Mais si le rire reste constant, difficile de ne pas être rapidement stressé par une narration dont l’issue – que l’on connait déjà – ne fait évidemment qu’accroître la tension sous-jacente. Dès lors, "The Big Short" vire au thriller glaçant façon "Margin Call", donnant ainsi à son découpage l’allure d’un compte à rebours inéluctable. Et quand McKay s’amuse à convoquer une multitude d’effets de style, ce n’est pas pour faire son malin ni pour se la jouer sale gosse expérimental. Bien au contraire : qu’il s’agisse de plans anodins sur des événements médiatiques (interviews de stars, extraits de films, spectacles racoleurs…) ou d’incrustations de texte sur les recoins de l’écran, chaque effet de style impose son utilité par le fait de placer le public face à son propre aveuglement vis-à-vis du désastre explosif à venir. Que l’on sorte de la projection coincé entre l’euphorie et le désespoir est le signe d’une réussite fracassante. Surtout face à un tel caca économico-boursier, à peu près aussi instable qu’un Jenga et bombardé de tant de termes cryptiques que son hypocrisie inavouée finit ici cramée au barbecue verbal.

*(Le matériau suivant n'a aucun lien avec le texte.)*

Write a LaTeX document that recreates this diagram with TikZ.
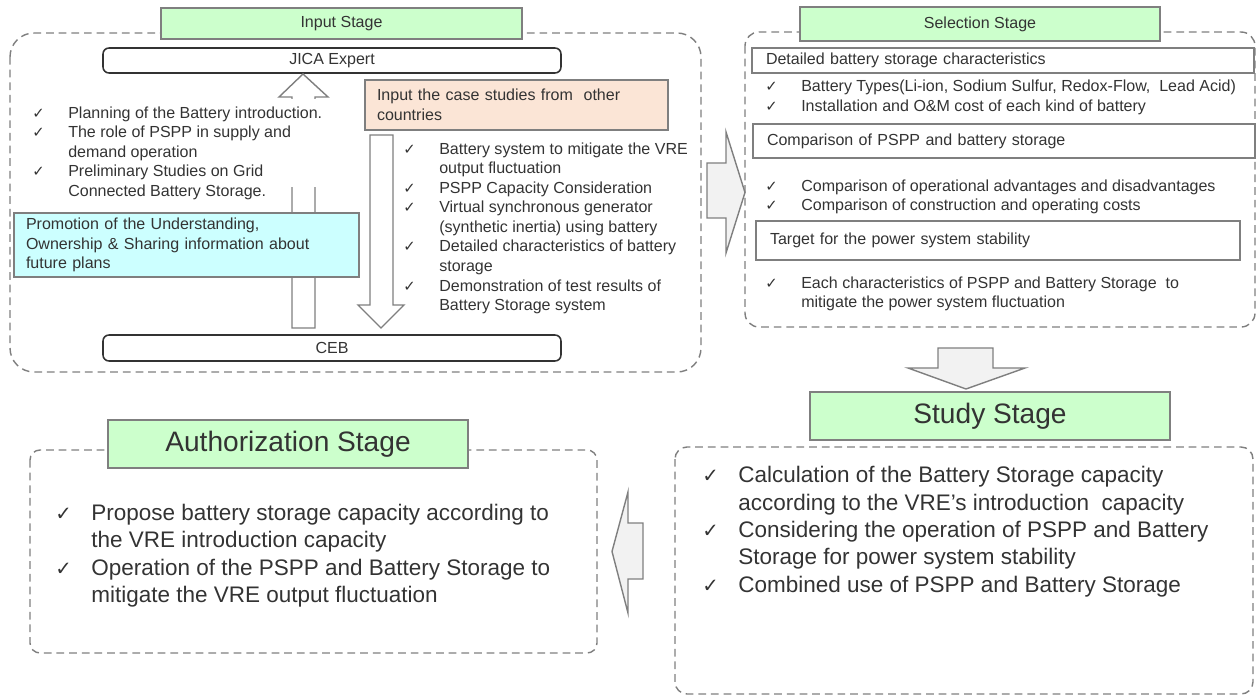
\documentclass[tikz,border=0pt]{standalone}
\usepackage{fontspec}
\setmainfont{Liberation Sans}
\newfontfamily\symfont{DejaVu Sans}

\definecolor{stagegreen}{HTML}{CCFFCC}
\definecolor{promocyan}{HTML}{CCFFFF}
\definecolor{casepeach}{HTML}{FBE5D6}
\definecolor{arrowfill}{HTML}{F2F2F2}
\definecolor{linegray}{HTML}{7F7F7F}
\definecolor{textgray}{HTML}{333333}

% check mark in front of each item
\newcommand{\chk}[1][10.5]{{\symfont\fontsize{#1}{#1}\selectfont ✓}}

\begin{document}
\begin{tikzpicture}[
    every node/.style={text=textgray, font=\fontsize{11.4}{13.9}\selectfont},
    frame/.style={draw=linegray, line width=1pt, dash pattern=on 5.5pt off 3.5pt},
    stagetitle/.style={draw=linegray, fill=stagegreen, line width=1.4pt, inner sep=0pt, minimum width=9cm},
    bigtext/.style={font=\fontsize{16}{19.5}\selectfont},
    titletext/.style={font=\fontsize{20}{24}\selectfont},
    partybox/.style={draw=textgray, line width=1.1pt, rounded corners=0.15cm, minimum width=11.45cm, inner sep=0pt},
    topicbox/.style={draw=linegray, line width=1.4pt, inner xsep=0.35cm, inner ysep=0pt, align=left},
    notebox/.style={draw=linegray, line width=1pt, inner xsep=0.3cm, inner ysep=0pt, align=left},
    ticklist/.style={anchor=west, inner sep=0pt},
    blockarrow/.style={draw=linegray, line width=1pt, fill=arrowfill, line join=miter}
]
\useasboundingbox (0,0) rectangle (31.425,17.425);

%% input stage
\draw[frame, rounded corners=0.6cm] (0.25,16.6) rectangle (17.525,8.125);
\node[stagetitle, minimum height=0.775cm, minimum width=9.025cm] (inputtitle) at (8.5375,16.8375) {Input Stage};
\node[partybox, minimum height=0.625cm] (jica) at (8.3,15.9125) {JICA Expert};
\node[partybox, minimum height=0.65cm] (ceb) at (8.3,8.725) {CEB};

% hollow arrows between CEB and the expert
\draw[blockarrow, fill=white] (7.575,15.575) -- (8.2,15.0) -- (7.875,15.0) -- (7.875,9.225) -- (7.3,9.225) -- (7.3,15.0) -- (6.975,15.0) -- cycle;
\fill[white] (7.2,14.96) rectangle (7.98,12.75);
\draw[blockarrow, fill=white] (9.25,14.05) -- (9.825,14.05) -- (9.825,9.8) -- (10.1,9.8) -- (9.525,9.225) -- (8.95,9.8) -- (9.25,9.8) -- cycle;

\node[ticklist] (plans) at (0.8,13.5875) {%
  \begin{tabular}{@{}p{0.9cm}@{}l@{}}
    \chk & Planning of the Battery introduction.\\
    \chk & The role of PSPP in supply and\\
         & demand operation\\
    \chk & Preliminary Studies on Grid\\
         & Connected Battery Storage.
  \end{tabular}};

\node[notebox, fill=promocyan, text width=8.025cm, minimum height=1.6cm] (promo) at (4.6625,11.3)
  {Promotion of the Understanding,\\Ownership \& Sharing information about\\future plans};

\node[notebox, fill=casepeach, text width=6.975cm, minimum height=1.25cm] (cases) at (12.9125,14.8)
  {Input the case studies from\ \ other\\countries};

\node[ticklist] (studies) at (10.075,11.7125) {%
  \begin{tabular}{@{}p{0.9cm}@{}l@{}}
    \chk & Battery system to mitigate the VRE\\
         & output fluctuation\\
    \chk & PSPP Capacity Consideration\\
    \chk & Virtual synchronous generator\\
         & (synthetic inertia) using battery\\
    \chk & Detailed characteristics of battery\\
         & storage\\
    \chk & Demonstration of test results of\\
         & Battery Storage system
  \end{tabular}};

\draw[blockarrow] (17.675,13.35) -- (18.15,13.35) -- (18.15,14.125) -- (18.625,12.6125) -- (18.15,11.1) -- (18.15,11.975) -- (17.675,11.975) -- cycle;

%% selection stage
\draw[frame, rounded corners=0.35cm] (18.625,16.625) rectangle (31.375,9.25);
\node[stagetitle, minimum height=0.85cm] (seltitle) at (24.5,16.825) {Selection Stage};

\node[topicbox, text width=11.85cm, minimum height=0.625cm] (detail) at (25.075,15.9125) {Detailed battery storage characteristics};
\node[ticklist] (types) at (19.125,14.9875) {%
  \begin{tabular}{@{}p{0.9cm}@{}l@{}}
    \chk & Battery Types(Li-ion, Sodium Sulfur, Redox-Flow,\ \ Lead Acid)\\
    \chk & Installation and O\&M cost of each kind of battery
  \end{tabular}};

\node[topicbox, text width=11.85cm, minimum height=0.85cm] (compare) at (25.1,13.9) {Comparison of PSPP and battery storage};
\node[ticklist] (costs) at (19.125,12.5) {%
  \begin{tabular}{@{}p{0.9cm}@{}l@{}}
    \chk & Comparison of operational advantages and disadvantages\\
    \chk & Comparison of construction and operating costs
  \end{tabular}};

\node[topicbox, text width=11.4cm, minimum height=0.975cm] (target) at (24.95,11.4125) {Target for the power system stability};
\node[ticklist] (each) at (19.125,10.075) {%
  \begin{tabular}{@{}p{0.9cm}@{}l@{}}
    \chk & Each characteristics of PSPP and Battery Storage\ \ to\\
         & mitigate the power system fluctuation
  \end{tabular}};

\draw[blockarrow] (23.45,8.725) -- (24.825,8.725) -- (24.825,8.225) -- (25.625,8.225) -- (24.15,7.7) -- (22.7,8.225) -- (23.45,8.225) -- cycle;

%% study stage
\node[stagetitle, titletext, minimum height=1.2cm] (studytitle) at (24.75,7.025) {Study Stage};
\draw[frame, rounded corners=0.3cm] (16.875,6.25) rectangle (31.325,0.075);
\node[ticklist, bigtext] (calc) at (17.55,4.125) {%
  \begin{tabular}{@{}p{0.9cm}@{}l@{}}
    \chk[14] & Calculation of the Battery Storage capacity\\
             & according to the VRE’s introduction\ \ capacity\\
    \chk[14] & Considering the operation of PSPP and Battery\\
             & Storage for power system stability\\
    \chk[14] & Combined use of PSPP and Battery Storage
  \end{tabular}};

\draw[blockarrow] (16.075,4.35) -- (15.7,4.35) -- (15.7,5.125) -- (15.3,3.6375) -- (15.7,2.1) -- (15.7,2.95) -- (16.075,2.95) -- cycle;

%% authorization stage
\draw[frame, rounded corners=0.25cm] (0.75,6.175) rectangle (14.925,1.1);
\node[stagetitle, titletext, minimum height=1.2cm] (authtitle) at (7.2,6.325) {Authorization Stage};
\node[ticklist, bigtext] (propose) at (1.375,3.525) {%
  \begin{tabular}{@{}p{0.9cm}@{}l@{}}
    \chk[14] & Propose battery storage capacity according to\\
             & the VRE introduction capacity\\
    \chk[14] & Operation of the PSPP and Battery Storage to\\
             & mitigate the VRE output fluctuation
  \end{tabular}};
\end{tikzpicture}
\end{document}
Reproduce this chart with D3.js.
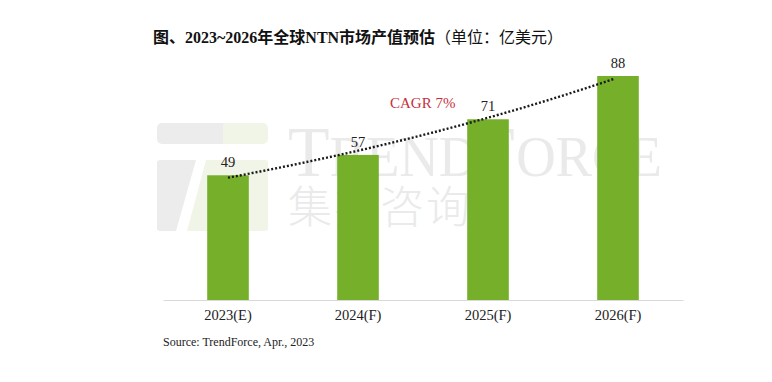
<!DOCTYPE html>
<html><head><meta charset="utf-8">
<script src="https://cdn.jsdelivr.net/npm/d3@7"></script>
<style>
html,body{margin:0;padding:0;background:#fff;}
svg{display:block;}
</style></head>
<body>
<script>
const categories = ["2023(E)", "2024(F)", "2025(F)", "2026(F)"];
const values = [49, 57, 71, 88];
const titleMain = "图、2023~2026年全球NTN市场产值预估";
const titleUnit = "（单位：亿美元）";
const cagrLabel = "CAGR 7%";
const sourceText = "Source: TrendForce, Apr., 2023";

const W = 772, H = 382;
const serif = "'Liberation Serif','Times New Roman','Noto Sans CJK SC',serif";
const svg = d3.select("body").append("svg").attr("width", W).attr("height", H);

const x = d3.scaleBand().domain(categories).range([163, 683]).paddingInner(0.68).paddingOuter(0.34);
const y = d3.scaleLinear().domain([0, 88]).range([300, 76]);

// watermark
const wm = svg.append("g");
wm.append("rect").attr("x",157).attr("y",123).attr("width",80).attr("height",21).attr("rx",5).attr("fill","#ececec");
wm.append("rect").attr("x",223).attr("y",123).attr("width",45).attr("height",21).attr("rx",5).attr("fill","#f1f5e7");
wm.append("rect").attr("x",223).attr("y",123).attr("width",8).attr("height",21).attr("fill","#f1f5e7");
wm.append("path").attr("d","M160,160 L196,160 L176,231 L160,231 Q157,231 157,228 L157,163 Q157,160 160,160Z").attr("fill","#ececec");
wm.append("path").attr("d","M206,160 L265,160 Q268,160 268,163 L268,228 Q268,231 265,231 L187,231Z").attr("fill","#f1f5e7");
const tf = wm.append("text").attr("x",288).attr("y",176).attr("font-family",serif).attr("fill","#eaeaea").attr("textLength",374).attr("lengthAdjust","spacingAndGlyphs");
tf.append("tspan").attr("font-size",72).text("T");
tf.append("tspan").attr("font-size",58).text("REND");
tf.append("tspan").attr("font-size",72).text("F");
tf.append("tspan").attr("font-size",58).text("ORCE");
wm.append("text").attr("x",288).attr("y",223).attr("font-family","'Noto Sans CJK SC',sans-serif").attr("font-size",44).attr("font-weight",300)
  .attr("fill","#eaeaea").attr("textLength",182).attr("lengthAdjust","spacing").text("集邦咨询");

// baseline axis
const xAxis = d3.axisBottom(x).tickSize(0).tickPadding(10);
const ax = svg.append("g").attr("transform","translate(0,300)").call(xAxis);
ax.select(".domain").attr("stroke","#d9d9d9").attr("stroke-width",1.2);
ax.selectAll("text").attr("font-family",serif).attr("font-size",14.5).attr("fill","#222");

// bars
svg.append("g").selectAll("rect").data(values).join("rect")
  .attr("x",(d,i)=>x(categories[i])).attr("width",x.bandwidth())
  .attr("y",d=>y(d)).attr("height",d=>y(0)-y(d)).attr("fill","#76b02a");

// value labels
svg.append("g").selectAll("text").data(values).join("text")
  .attr("x",(d,i)=>x(categories[i])+x.bandwidth()/2).attr("y",d=>y(d)-8)
  .attr("text-anchor","middle").attr("font-family",serif).attr("font-size",14.5).attr("fill","#222").text(d=>d);

// exponential trendline (least squares on log values)
const n = values.length, idx = d3.range(n);
const lx = d3.mean(idx), ly = d3.mean(values, v=>Math.log(v));
const slope = d3.sum(idx, i=>(i-lx)*(Math.log(values[i])-ly)) / d3.sum(idx, i=>(i-lx)*(i-lx));
const icpt = ly - slope*lx;
const tPts = d3.range(0, n-1+0.001, 0.05).map(t=>[t, Math.exp(icpt + slope*t)]);
const cx = i => x(categories[0]) + x.bandwidth()/2 + i*x.step() - (i>0? i*1.2:0);
svg.append("path").datum(tPts)
  .attr("d", d3.line().x(d=>cx(d[0])).y(d=>y(d[1])))
  .attr("fill","none").attr("stroke","#1a1a1a").attr("stroke-width",2.4).attr("stroke-dasharray","2,2");

svg.append("text").attr("x",390).attr("y",108).attr("font-family",serif).attr("font-size",15)
  .attr("fill","#c4303c").text(cagrLabel);

// title
const tt = svg.append("text").attr("x",153).attr("y",43).attr("font-size",16).attr("fill","#111");
tt.append("tspan").attr("font-family",serif).attr("font-weight","bold").text(titleMain);
tt.append("tspan").attr("font-family","'Noto Sans CJK SC',sans-serif").attr("font-weight","normal").text(titleUnit);

svg.append("text").attr("x",163).attr("y",346).attr("font-family",serif).attr("font-size",12).attr("fill","#222").text(sourceText);
</script>
</body></html>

Aidé par un casting quatre étoiles où chacun livre une partition sans la moindre fausse note, Adam McKay transcende donc d’un bout à l’autre le ton sarcastique de ses comédies les plus agressives (en particulier les hilarants "Ricky Bobby" et "Frangins malgré eux") tout en nous amenant pour la première fois de sa carrière – et ce uniquement par sa mise en scène – à repenser notre rapport au système. Certes, il n’atteint pas pour autant la maîtrise narrative et expérimentale d’un Oliver Stone, et le ton abordé lorgne à quelques reprises sur celui d’un Michael Moore déterminé à tout casser sur son passage, mais pour la méchante boule qu’il réussit à nous coller au fond de la gorge tout au long d’un montage aussi vivant et ludique, on peut parler d’une grosse claque. De celles qui font du bien. Surtout quand elles font très mal.